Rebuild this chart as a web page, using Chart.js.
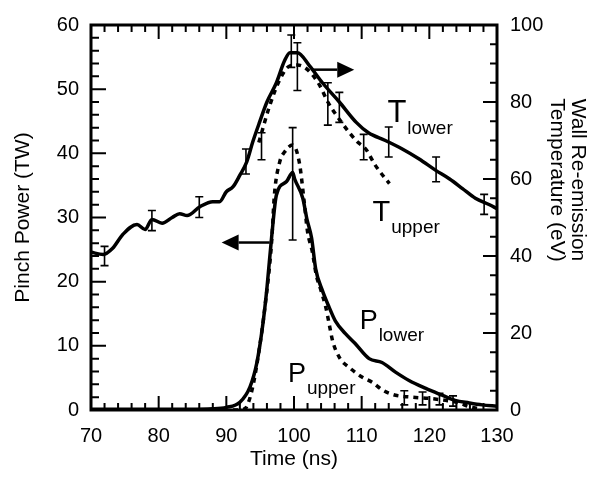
<!DOCTYPE html>
<html>
<head>
<meta charset="utf-8">
<script src="https://cdn.jsdelivr.net/npm/chart.js@4.4.1/dist/chart.umd.min.js"></script>
<style>
    html, body { margin: 0; padding: 0; background: #fff; }
</style>
</head>
<body>
<canvas id="pinch-chart" width="606" height="481"></canvas>
<script>
// tick labels
const timeTicks = [70, 80, 90, 100, 110, 120, 130];
const powerTicks = [0, 10, 20, 30, 40, 50, 60];
const tempTicks = [0, 20, 40, 60, 80, 100];

// pinch power, lower (solid) and upper (dashed), TW
const pLowerTime = [70, 80, 88, 90, 92, 93.5, 94.5, 95.4, 96, 96.7, 97.4, 98.9, 99.8, 100.1, 101.3, 101.9, 102.6, 103.2, 104.2, 105.2, 106.1, 107.6, 109, 111.1, 113, 115, 117, 119.4, 121.9, 123.8, 125.9, 127.8, 130];
const pLowerPower = [0.1, 0.1, 0.2, 0.4, 1.2, 3.6, 7.3, 13.4, 19, 27, 33.5, 35.6, 37, 36, 33, 29.8, 26.8, 22, 18.6, 16, 13.9, 11.9, 10.4, 8, 7.4, 5.9, 4.6, 3.4, 2.3, 1.5, 1.1, 0.8, 0.6];

const pUpperTime = [91, 92.5, 93, 93.9, 94.9, 95.7, 96.7, 97.1, 97.9, 98.6, 99.8, 100.8, 101.5, 102, 102.7, 103.3, 104, 104.7, 105.2, 105.7, 106.7, 108.2, 110.1, 111.6, 113.1, 115, 117.5, 120, 122.4, 124.4, 125.9, 127.5];
const pUpperPower = [0, 0.1, 0.5, 3.6, 9.7, 16, 26.3, 33.5, 38.7, 40.2, 41.3, 38.5, 32.5, 27.8, 24.7, 21, 18.6, 16, 13.4, 10.8, 8.2, 6.6, 5.1, 4.3, 3.1, 2.3, 2, 1.8, 1.5, 1.1, 0.5, 0.2];

// wall re-emission temperature, lower (solid) and upper (dashed), eV
const tLowerTime = [70, 71.8, 73.2, 74.7, 76.8, 78, 79, 80.5, 82, 83.1, 84.2, 86.1, 88, 89, 90, 91, 92, 93, 93.9, 94.9, 96, 97.4, 98.6, 99.4, 100.5, 102.3, 104.2, 106.7, 109.2, 111, 113.5, 116, 118.5, 120.9, 123, 124.9, 126.8, 128.9, 130];
const tLowerTemp = [41, 40.4, 42, 45.6, 48.2, 46.9, 49.5, 48.5, 50, 51, 50.5, 52.8, 54.1, 54.1, 56.7, 58, 61, 64.4, 69.6, 74.7, 80, 85, 90.7, 92.8, 92.8, 89.4, 85, 80, 74.7, 72, 70, 67.8, 65.2, 62.3, 60, 57.5, 55, 53.3, 52.3];

const tUpperTime = [94.8, 96.4, 97.9, 99.4, 100.5, 102, 103.8, 105, 106.3, 108.2, 109.4, 110.6, 112, 114.1];
const tUpperTemp = [69.5, 79, 85.8, 89.4, 89.6, 88.4, 84.3, 80, 76.5, 72, 69.6, 67.8, 63.6, 58.8];

// error bars: [time, low, high]
const tempErrorBars = [
    [72, 37.5, 42.5], [79, 46.6, 51.8], [86, 50, 55.4], [92.9, 61.3, 67.8],
    [95.2, 65, 72], [99.6, 89, 97.4], [100.5, 83, 95.4], [105, 74, 85],
    [106.7, 74.7, 82.5], [110.3, 65, 71.6], [114, 65.7, 73.5], [121, 59.3, 65.7],
    [128.1, 50.8, 56]
];
const powerErrorBars = [
    [99.8, 26.5, 44], [116.3, 0.8, 3], [119, 0.8, 2.8], [121.5, 0.8, 2.6], [123.5, 0.6, 2.2]
];

const FONT = "'Liberation Sans', Arial, Helvetica, sans-serif";

function points(xs, ys) {
    return xs.map((x, i) => ({x: x, y: ys[i]}));
}

function arrow(ctx, x1, y1, x2, y2) {
    const dir = Math.sign(x2 - x1);
    const head = 17;
    ctx.beginPath();
    ctx.moveTo(x1, y1);
    ctx.lineTo(x2 - dir * head, y2);
    ctx.stroke();
    ctx.beginPath();
    ctx.moveTo(x2, y2);
    ctx.lineTo(x2 - dir * head, y2 - 8);
    ctx.lineTo(x2 - dir * head, y2 + 8);
    ctx.closePath();
    ctx.fill();
}

const decorations = {
    id: 'decorations',
    afterDatasetsDraw(chart) {
        const {ctx, chartArea: a, scales} = chart;
        const xs = scales.x, yp = scales.yP, yt = scales.yT;
        ctx.save();
        ctx.strokeStyle = '#000';
        ctx.fillStyle = '#000';

        // error bars
        ctx.lineWidth = 1.6;
        const bars = (list, scale) => {
            list.forEach(([t, lo, hi]) => {
                const x = xs.getPixelForValue(t);
                const y1 = scale.getPixelForValue(lo), y2 = scale.getPixelForValue(hi);
                ctx.beginPath();
                ctx.moveTo(x, y1); ctx.lineTo(x, y2);
                ctx.moveTo(x - 4, y1); ctx.lineTo(x + 4, y1);
                ctx.moveTo(x - 4, y2); ctx.lineTo(x + 4, y2);
                ctx.stroke();
            });
        };
        bars(tempErrorBars, yt);
        bars(powerErrorBars, yp);

        // axis arrows
        ctx.lineWidth = 2.5;
        arrow(ctx, xs.getPixelForValue(102.6), yt.getPixelForValue(88.4), xs.getPixelForValue(108.9), yt.getPixelForValue(88.4));
        arrow(ctx, xs.getPixelForValue(96.4), yp.getPixelForValue(26.1), xs.getPixelForValue(89.3), yp.getPixelForValue(26.1));

        // curve labels
        const labels = [
            {main: 'T', sub: 'lower', t: 113.8, v: 74.7, scale: yt, size: 31},
            {main: 'T', sub: 'upper', t: 111.6, v: 49, scale: yt, size: 29},
            {main: 'P', sub: 'lower', t: 109.7, v: 12.7, scale: yp, size: 27},
            {main: 'P', sub: 'upper', t: 99.1, v: 4.3, scale: yp, size: 27}
        ];
        ctx.textBaseline = 'alphabetic';
        ctx.textAlign = 'left';
        labels.forEach(l => {
            const x = xs.getPixelForValue(l.t), y = l.scale.getPixelForValue(l.v);
            ctx.font = l.size + 'px ' + FONT;
            const w = ctx.measureText(l.main).width;
            ctx.fillText(l.main, x, y);
            ctx.font = '19px ' + FONT;
            ctx.fillText(l.sub, x + w + 1, y + 12);
        });

        // tick marks, inside the frame
        ctx.lineWidth = 2;
        ctx.beginPath();
        for (let t = 70; t <= 130; t += 2) {
            const x = xs.getPixelForValue(t);
            const len = t % 10 === 0 ? 14 : 7;
            ctx.moveTo(x, a.bottom); ctx.lineTo(x, a.bottom - len);
            ctx.moveTo(x, a.top); ctx.lineTo(x, a.top + len);
        }
        for (let p = 0; p <= 60; p += 2) {
            const y = yp.getPixelForValue(p);
            const len = p % 10 === 0 ? 15 : 8;
            ctx.moveTo(a.left, y); ctx.lineTo(a.left + len, y);
        }
        for (let e = 0; e <= 100; e += 5) {
            const y = yt.getPixelForValue(e);
            const len = e % 20 === 0 ? 14 : 7;
            ctx.moveTo(a.right, y); ctx.lineTo(a.right - len, y);
        }
        ctx.stroke();

        ctx.lineWidth = 3;
        ctx.strokeRect(a.left, a.top, a.right - a.left, a.bottom - a.top);

        // right axis title, two lines, rotated
        ctx.save();
        ctx.translate(a.right + 81, 180);
        ctx.rotate(Math.PI / 2);
        ctx.font = '21px ' + FONT;
        ctx.textAlign = 'center';
        ctx.textBaseline = 'middle';
        ctx.fillText('Wall Re-emission', 0, 0);
        ctx.fillText('Temperature (eV)', 0, 21);
        ctx.restore();

        ctx.restore();
    }
};

const canvas = document.getElementById('pinch-chart');

new Chart(canvas, {
    type: 'line',
    data: {
        datasets: [
            {
                label: 'P lower',
                data: points(pLowerTime, pLowerPower),
                yAxisID: 'yP',
                borderColor: '#000',
                borderWidth: 3.5
            },
            {
                label: 'P upper',
                data: points(pUpperTime, pUpperPower),
                yAxisID: 'yP',
                borderColor: '#000',
                borderWidth: 3.5,
                borderDash: [5, 5]
            },
            {
                label: 'T lower',
                data: points(tLowerTime, tLowerTemp),
                yAxisID: 'yT',
                borderColor: '#000',
                borderWidth: 3.5
            },
            {
                label: 'T upper',
                data: points(tUpperTime, tUpperTemp),
                yAxisID: 'yT',
                borderColor: '#000',
                borderWidth: 3.5,
                borderDash: [5, 5]
            }
        ]
    },
    options: {
        responsive: false,
        animation: false,
        devicePixelRatio: 1,
        layout: {padding: {top: 22, left: 0, right: 0, bottom: 0}},
        elements: {
            point: {radius: 0},
            line: {tension: 0, cubicInterpolationMode: 'monotone'}
        },
        plugins: {
            legend: {display: false},
            tooltip: {enabled: false}
        },
        scales: {
            x: {
                type: 'linear',
                min: 70,
                max: 130,
                afterBuildTicks: s => { s.ticks = timeTicks.map(v => ({value: v})); },
                afterFit: s => { s.height = 71; },
                grid: {display: false, drawTicks: false},
                border: {display: false},
                ticks: {color: '#000', padding: 14, font: {family: FONT, size: 20}},
                title: {display: true, text: 'Time (ns)', color: '#000', font: {family: FONT, size: 21}, padding: {top: 0, bottom: 9}}
            },
            yP: {
                type: 'linear',
                position: 'left',
                min: 0,
                max: 60,
                afterBuildTicks: s => { s.ticks = powerTicks.map(v => ({value: v})); },
                afterFit: s => { s.width = 91; },
                grid: {display: false, drawTicks: false},
                border: {display: false},
                ticks: {color: '#000', padding: 12, font: {family: FONT, size: 20}},
                title: {display: true, text: 'Pinch Power (TW)', color: '#000', font: {family: FONT, size: 21}, padding: {top: 11, bottom: 0}}
            },
            yT: {
                type: 'linear',
                position: 'right',
                min: 0,
                max: 100,
                afterBuildTicks: s => { s.ticks = tempTicks.map(v => ({value: v})); },
                afterFit: s => { s.width = 109; },
                grid: {display: false, drawTicks: false},
                border: {display: false},
                ticks: {color: '#000', padding: 13, font: {family: FONT, size: 20}}
            }
        }
    },
    plugins: [decorations]
});
</script>
</body>
</html>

━━━

:: Given exercise ::
Go from the first line of the data above to the line containing "1.1, 0.5, 0.2];" and retype exactly those lines, both included, but none of the pictures.

:: Output of the exercise ::
Rebuild this chart as a web page, using Chart.js.
<!DOCTYPE html>
<html>
<head>
<meta charset="utf-8">
<script src="https://cdn.jsdelivr.net/npm/chart.js@4.4.1/dist/chart.umd.min.js"></script>
<style>
    html, body { margin: 0; padding: 0; background: #fff; }
</style>
</head>
<body>
<canvas id="pinch-chart" width="606" height="481"></canvas>
<script>
// tick labels
const timeTicks = [70, 80, 90, 100, 110, 120, 130];
const powerTicks = [0, 10, 20, 30, 40, 50, 60];
const tempTicks = [0, 20, 40, 60, 80, 100];

// pinch power, lower (solid) and upper (dashed), TW
const pLowerTime = [70, 80, 88, 90, 92, 93.5, 94.5, 95.4, 96, 96.7, 97.4, 98.9, 99.8, 100.1, 101.3, 101.9, 102.6, 103.2, 104.2, 105.2, 106.1, 107.6, 109, 111.1, 113, 115, 117, 119.4, 121.9, 123.8, 125.9, 127.8, 130];
const pLowerPower = [0.1, 0.1, 0.2, 0.4, 1.2, 3.6, 7.3, 13.4, 19, 27, 33.5, 35.6, 37, 36, 33, 29.8, 26.8, 22, 18.6, 16, 13.9, 11.9, 10.4, 8, 7.4, 5.9, 4.6, 3.4, 2.3, 1.5, 1.1, 0.8, 0.6];

const pUpperTime = [91, 92.5, 93, 93.9, 94.9, 95.7, 96.7, 97.1, 97.9, 98.6, 99.8, 100.8, 101.5, 102, 102.7, 103.3, 104, 104.7, 105.2, 105.7, 106.7, 108.2, 110.1, 111.6, 113.1, 115, 117.5, 120, 122.4, 124.4, 125.9, 127.5];
const pUpperPower = [0, 0.1, 0.5, 3.6, 9.7, 16, 26.3, 33.5, 38.7, 40.2, 41.3, 38.5, 32.5, 27.8, 24.7, 21, 18.6, 16, 13.4, 10.8, 8.2, 6.6, 5.1, 4.3, 3.1, 2.3, 2, 1.8, 1.5, 1.1, 0.5, 0.2];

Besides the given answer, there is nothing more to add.